Source: Public domain.
The presence of Phoenician language inscriptions on some of the objects attributed to Phoenician manufacture—for example, two highly Egyptianizing vessels found in Italy—is also not an unequivocal indicator of production by or in a “Phoenician” settlement, since the Phoenician language served as a lingua franca of the greater Levantine region from at least the ninth century through the seventh century bce, when Aramaic slowly superseded it (Teixidor 1975: 123). There are numerous examples of Phoenician inscriptions, some bilingual with Luwian, used for display purposes in the northern Levant and southeastern Anatolia (Feldman 2014: 35–36; Özyar 2016: 140–41). The Phoenician alphabet was widely used during the early centuries of the Iron Age to write a variety of other languages, including even to write Greek names on Cyprus (Smith 2008: 266; Van Dongen 2010: 472–74). While there appears to be a hardening of ethno-linguistic identities over the course of the eighth and seventh centuries bce, suggesting a closer association between language and ethnic identity in the following centuries, the by-then extensive and longstanding dispersal of Phoenician-speaking populations cautions us against equating the use of the language as part of a single, homogenous cultural entity (and with similar arguments regarding the early use of Greek, see Hall 1997: 180–81).
Tridacna Shells
A last class of objects that is often associated with Phoenician production (as well as Phoenician trade and Orientalizing influence) is the engraved tridacna shell (Tridacna squamosa; figure 24.2). Typically carved with the figure of a winged female or human-headed bird, the head formed from the umbo (hinge) of one side of the bivalve mollusk, such tridacna shells have been excavated at sites in Mesopotamia, the southern Levant, Egypt, western Anatolia, the Aegean, Greece, and one example from Italy (Caubet 2014). Their date of production appears to be limited to the mid-seventh through early sixth centuries bce. Like the ivories and bowls, the tridacna shells were first generally classified as “Phoenician.” Later, the attribution shifted to “North Syrian” based on comparisons with the so-called North Syrian ivories, especially the facial renderings of the female heads carved on the umbo (Stucky 1974). More recently, according to close stylistic comparisons with stone cosmetic palettes from Jordan (with which the tridacna shells also appear to share a function in terms of their use for holding cosmetics) and the natural habitat of the mollusk species Tridacna squamosa in the Red Sea (in addition to the Persian
Gulf and Indian Ocean), their place of production has been located in inland Palestine and the Transjordan region (Stucky 2007; Caubet 2014).
Figure 24.2 Tridacna shell engraved with winged female, from Ashur (Assyrian house 58), width 25.2 cm, height 16.3 cm.
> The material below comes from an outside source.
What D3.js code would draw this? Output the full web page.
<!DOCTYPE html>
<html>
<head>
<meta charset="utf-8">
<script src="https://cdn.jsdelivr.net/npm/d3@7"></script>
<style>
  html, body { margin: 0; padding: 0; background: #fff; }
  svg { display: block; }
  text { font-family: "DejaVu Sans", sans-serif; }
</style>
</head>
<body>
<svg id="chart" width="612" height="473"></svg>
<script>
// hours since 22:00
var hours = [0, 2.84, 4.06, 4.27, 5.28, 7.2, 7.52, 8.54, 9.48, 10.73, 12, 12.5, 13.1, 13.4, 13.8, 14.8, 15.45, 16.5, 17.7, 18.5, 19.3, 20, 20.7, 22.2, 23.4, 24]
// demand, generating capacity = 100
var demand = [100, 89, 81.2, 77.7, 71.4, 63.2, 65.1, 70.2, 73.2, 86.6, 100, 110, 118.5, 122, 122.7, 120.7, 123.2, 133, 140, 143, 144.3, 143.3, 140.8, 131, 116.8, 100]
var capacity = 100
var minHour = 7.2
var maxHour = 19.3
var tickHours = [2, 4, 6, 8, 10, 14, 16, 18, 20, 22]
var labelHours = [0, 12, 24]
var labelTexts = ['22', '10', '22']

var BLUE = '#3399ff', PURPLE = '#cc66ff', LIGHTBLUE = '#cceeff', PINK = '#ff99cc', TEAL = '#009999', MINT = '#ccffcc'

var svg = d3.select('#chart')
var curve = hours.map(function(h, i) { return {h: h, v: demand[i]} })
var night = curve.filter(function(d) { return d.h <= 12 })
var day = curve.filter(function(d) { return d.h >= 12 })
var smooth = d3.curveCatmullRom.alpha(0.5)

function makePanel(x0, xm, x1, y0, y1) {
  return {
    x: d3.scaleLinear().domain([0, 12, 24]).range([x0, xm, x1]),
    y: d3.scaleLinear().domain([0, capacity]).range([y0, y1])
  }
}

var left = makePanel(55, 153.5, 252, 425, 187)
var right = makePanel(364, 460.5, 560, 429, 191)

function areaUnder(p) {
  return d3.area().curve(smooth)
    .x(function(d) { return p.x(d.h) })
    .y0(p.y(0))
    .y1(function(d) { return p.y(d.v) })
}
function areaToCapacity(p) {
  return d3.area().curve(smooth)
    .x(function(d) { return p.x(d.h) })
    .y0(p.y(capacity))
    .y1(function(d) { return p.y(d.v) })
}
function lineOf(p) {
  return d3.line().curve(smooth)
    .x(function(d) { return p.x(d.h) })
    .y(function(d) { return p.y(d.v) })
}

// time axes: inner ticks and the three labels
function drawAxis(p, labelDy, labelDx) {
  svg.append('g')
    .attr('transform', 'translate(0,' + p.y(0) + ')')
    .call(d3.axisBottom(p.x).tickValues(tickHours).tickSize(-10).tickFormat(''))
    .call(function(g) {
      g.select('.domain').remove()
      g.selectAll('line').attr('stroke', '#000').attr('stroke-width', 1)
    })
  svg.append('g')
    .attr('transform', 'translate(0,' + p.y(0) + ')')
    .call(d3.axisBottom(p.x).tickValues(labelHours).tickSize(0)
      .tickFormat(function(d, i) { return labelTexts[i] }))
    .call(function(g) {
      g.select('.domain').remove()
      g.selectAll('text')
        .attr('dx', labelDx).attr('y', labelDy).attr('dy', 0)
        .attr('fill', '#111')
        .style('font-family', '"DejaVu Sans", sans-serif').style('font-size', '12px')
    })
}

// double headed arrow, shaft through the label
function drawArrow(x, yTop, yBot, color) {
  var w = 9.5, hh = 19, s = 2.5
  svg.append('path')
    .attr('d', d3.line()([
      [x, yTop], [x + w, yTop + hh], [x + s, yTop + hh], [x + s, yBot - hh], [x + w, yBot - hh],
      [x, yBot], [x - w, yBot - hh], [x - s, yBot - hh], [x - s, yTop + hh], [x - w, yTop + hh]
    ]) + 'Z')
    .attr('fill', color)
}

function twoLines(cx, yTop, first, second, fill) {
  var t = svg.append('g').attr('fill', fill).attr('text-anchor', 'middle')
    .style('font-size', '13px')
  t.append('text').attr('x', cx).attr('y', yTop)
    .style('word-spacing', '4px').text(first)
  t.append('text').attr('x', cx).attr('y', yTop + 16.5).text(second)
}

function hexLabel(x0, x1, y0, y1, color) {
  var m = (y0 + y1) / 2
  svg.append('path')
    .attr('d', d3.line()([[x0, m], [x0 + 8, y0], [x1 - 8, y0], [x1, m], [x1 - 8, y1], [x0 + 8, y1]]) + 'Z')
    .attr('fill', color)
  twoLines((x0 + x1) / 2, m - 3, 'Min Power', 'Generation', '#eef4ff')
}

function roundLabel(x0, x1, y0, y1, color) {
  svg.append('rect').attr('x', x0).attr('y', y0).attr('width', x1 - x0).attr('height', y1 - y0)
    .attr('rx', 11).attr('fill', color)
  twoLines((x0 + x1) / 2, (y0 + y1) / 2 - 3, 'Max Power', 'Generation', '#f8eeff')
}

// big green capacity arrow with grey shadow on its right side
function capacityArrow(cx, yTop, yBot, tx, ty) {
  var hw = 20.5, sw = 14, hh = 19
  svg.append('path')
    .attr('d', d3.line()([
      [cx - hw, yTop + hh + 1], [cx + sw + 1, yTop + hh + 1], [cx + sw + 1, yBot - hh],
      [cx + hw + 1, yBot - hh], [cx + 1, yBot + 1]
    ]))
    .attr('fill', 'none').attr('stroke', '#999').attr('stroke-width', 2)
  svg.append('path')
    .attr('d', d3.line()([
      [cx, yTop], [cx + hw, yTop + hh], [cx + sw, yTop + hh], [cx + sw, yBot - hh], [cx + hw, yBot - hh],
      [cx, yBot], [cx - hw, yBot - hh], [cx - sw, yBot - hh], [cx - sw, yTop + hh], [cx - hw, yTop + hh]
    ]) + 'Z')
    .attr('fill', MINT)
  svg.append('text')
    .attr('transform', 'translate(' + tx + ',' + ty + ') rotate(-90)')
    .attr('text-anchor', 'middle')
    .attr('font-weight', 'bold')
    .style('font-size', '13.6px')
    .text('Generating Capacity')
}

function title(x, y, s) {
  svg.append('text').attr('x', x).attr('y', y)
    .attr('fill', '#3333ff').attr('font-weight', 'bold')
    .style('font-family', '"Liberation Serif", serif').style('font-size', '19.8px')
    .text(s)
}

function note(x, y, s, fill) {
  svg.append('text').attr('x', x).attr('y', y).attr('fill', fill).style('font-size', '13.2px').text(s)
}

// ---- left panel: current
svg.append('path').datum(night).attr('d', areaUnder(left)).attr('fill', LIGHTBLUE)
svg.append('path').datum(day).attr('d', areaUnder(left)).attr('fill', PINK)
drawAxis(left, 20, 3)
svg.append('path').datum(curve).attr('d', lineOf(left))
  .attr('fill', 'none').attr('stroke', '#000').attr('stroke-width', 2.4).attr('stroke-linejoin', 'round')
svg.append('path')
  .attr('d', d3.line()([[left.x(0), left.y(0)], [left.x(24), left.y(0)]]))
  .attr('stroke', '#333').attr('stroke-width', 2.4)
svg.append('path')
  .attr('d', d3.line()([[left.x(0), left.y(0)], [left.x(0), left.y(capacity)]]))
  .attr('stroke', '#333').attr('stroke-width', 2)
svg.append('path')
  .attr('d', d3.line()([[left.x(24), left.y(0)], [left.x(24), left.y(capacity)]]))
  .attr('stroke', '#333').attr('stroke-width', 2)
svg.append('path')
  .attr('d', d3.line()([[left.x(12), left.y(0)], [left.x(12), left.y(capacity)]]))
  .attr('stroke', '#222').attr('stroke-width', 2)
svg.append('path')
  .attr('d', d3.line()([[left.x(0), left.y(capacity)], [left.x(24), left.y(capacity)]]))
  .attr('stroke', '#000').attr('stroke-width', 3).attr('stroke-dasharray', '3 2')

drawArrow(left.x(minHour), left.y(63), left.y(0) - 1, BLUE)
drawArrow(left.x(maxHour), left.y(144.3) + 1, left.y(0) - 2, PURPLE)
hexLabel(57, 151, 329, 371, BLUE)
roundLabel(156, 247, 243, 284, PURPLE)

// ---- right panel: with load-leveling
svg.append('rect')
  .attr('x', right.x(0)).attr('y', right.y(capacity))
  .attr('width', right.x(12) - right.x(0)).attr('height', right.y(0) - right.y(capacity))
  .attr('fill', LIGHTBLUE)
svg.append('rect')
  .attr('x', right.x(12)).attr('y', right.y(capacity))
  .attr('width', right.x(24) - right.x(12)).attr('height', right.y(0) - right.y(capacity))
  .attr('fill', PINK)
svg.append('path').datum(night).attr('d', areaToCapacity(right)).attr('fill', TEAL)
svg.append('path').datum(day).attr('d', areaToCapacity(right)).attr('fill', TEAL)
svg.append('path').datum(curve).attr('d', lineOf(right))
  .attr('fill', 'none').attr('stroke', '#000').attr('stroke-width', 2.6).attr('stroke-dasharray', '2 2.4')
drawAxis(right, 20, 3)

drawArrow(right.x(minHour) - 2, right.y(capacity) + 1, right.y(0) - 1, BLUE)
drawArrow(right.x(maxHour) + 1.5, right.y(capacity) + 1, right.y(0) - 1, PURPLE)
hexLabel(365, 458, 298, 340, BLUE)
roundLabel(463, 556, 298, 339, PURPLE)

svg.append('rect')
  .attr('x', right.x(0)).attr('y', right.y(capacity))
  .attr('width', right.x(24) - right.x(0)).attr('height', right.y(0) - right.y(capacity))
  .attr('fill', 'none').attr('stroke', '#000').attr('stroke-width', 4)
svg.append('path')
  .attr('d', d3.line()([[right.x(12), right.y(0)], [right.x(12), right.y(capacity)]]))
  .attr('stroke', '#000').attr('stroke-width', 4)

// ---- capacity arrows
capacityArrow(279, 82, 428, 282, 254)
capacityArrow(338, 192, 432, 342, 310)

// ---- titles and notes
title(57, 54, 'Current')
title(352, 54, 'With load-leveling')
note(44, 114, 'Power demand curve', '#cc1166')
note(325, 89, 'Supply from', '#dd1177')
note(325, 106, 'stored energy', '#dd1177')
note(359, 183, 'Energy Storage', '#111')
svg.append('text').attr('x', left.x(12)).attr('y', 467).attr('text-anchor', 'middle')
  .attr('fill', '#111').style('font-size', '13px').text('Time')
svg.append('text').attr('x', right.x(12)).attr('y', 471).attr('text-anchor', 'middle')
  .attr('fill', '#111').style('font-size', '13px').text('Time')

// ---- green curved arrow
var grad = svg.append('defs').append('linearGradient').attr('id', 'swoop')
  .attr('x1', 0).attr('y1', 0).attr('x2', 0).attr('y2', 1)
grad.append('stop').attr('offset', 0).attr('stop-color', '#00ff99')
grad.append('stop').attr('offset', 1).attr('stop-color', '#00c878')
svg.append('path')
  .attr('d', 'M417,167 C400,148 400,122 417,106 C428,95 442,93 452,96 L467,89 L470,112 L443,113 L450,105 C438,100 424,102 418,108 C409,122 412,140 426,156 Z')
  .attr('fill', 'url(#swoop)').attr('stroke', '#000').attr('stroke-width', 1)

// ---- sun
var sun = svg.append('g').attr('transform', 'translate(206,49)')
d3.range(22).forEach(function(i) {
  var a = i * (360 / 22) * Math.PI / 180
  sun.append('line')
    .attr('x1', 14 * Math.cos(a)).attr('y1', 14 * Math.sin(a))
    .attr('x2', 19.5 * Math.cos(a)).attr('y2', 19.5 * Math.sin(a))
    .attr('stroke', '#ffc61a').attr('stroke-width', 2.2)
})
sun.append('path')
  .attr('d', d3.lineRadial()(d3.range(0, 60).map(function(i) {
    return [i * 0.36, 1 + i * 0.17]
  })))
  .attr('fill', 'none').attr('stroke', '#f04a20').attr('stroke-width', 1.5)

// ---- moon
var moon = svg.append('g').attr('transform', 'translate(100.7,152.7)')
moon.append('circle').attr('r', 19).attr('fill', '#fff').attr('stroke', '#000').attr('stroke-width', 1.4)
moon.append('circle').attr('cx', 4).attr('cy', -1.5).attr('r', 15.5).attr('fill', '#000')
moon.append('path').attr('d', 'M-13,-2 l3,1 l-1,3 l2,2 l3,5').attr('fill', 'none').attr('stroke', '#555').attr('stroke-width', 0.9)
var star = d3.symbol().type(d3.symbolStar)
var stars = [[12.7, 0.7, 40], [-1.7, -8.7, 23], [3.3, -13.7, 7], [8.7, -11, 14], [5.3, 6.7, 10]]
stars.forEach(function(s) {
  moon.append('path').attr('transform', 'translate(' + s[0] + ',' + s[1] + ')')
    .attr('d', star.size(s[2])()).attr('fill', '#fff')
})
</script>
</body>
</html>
Staatliche Museen zu Berlin, Vorderasiastisches Museum, VA 05526.
Source: Vorderasiatisches Museum der Staatlichen Museen zu Berlin - Preußischer Kulturbesitz; photograph: Olaf M. Teßmer.
Phoenician Middlemen?
If such luxury objects were not solely produced in Phoenician settlements, was it therefore a situation where the Phoenicians served as the mechanism by which these foreign materials traveled to their new locales? This might be supported by the references in Homer, in which Phoenicians are described as the purveyors of all sorts of trinkets and baubles (athyrmata; e.g., Od. 15.416). However, the Homeric references should be read with caution, as it has been demonstrated that they exhibit uneven opinions regarding the Phoenicians that cast doubt on their trustworthiness as documentary evidence (Winter 1995; Martin 2017: 30). Regardless by what mechanism these and other small-scale luxurious items moved around the Mediterranean during the Iron Age, their probable production at sites beyond those of Phoenicia and Phoenician settlements calls into question whether Phoenicians can be credited—at least as sole agents—with the stylistic and motival elements that have been seen to motivate Orientalizing trends.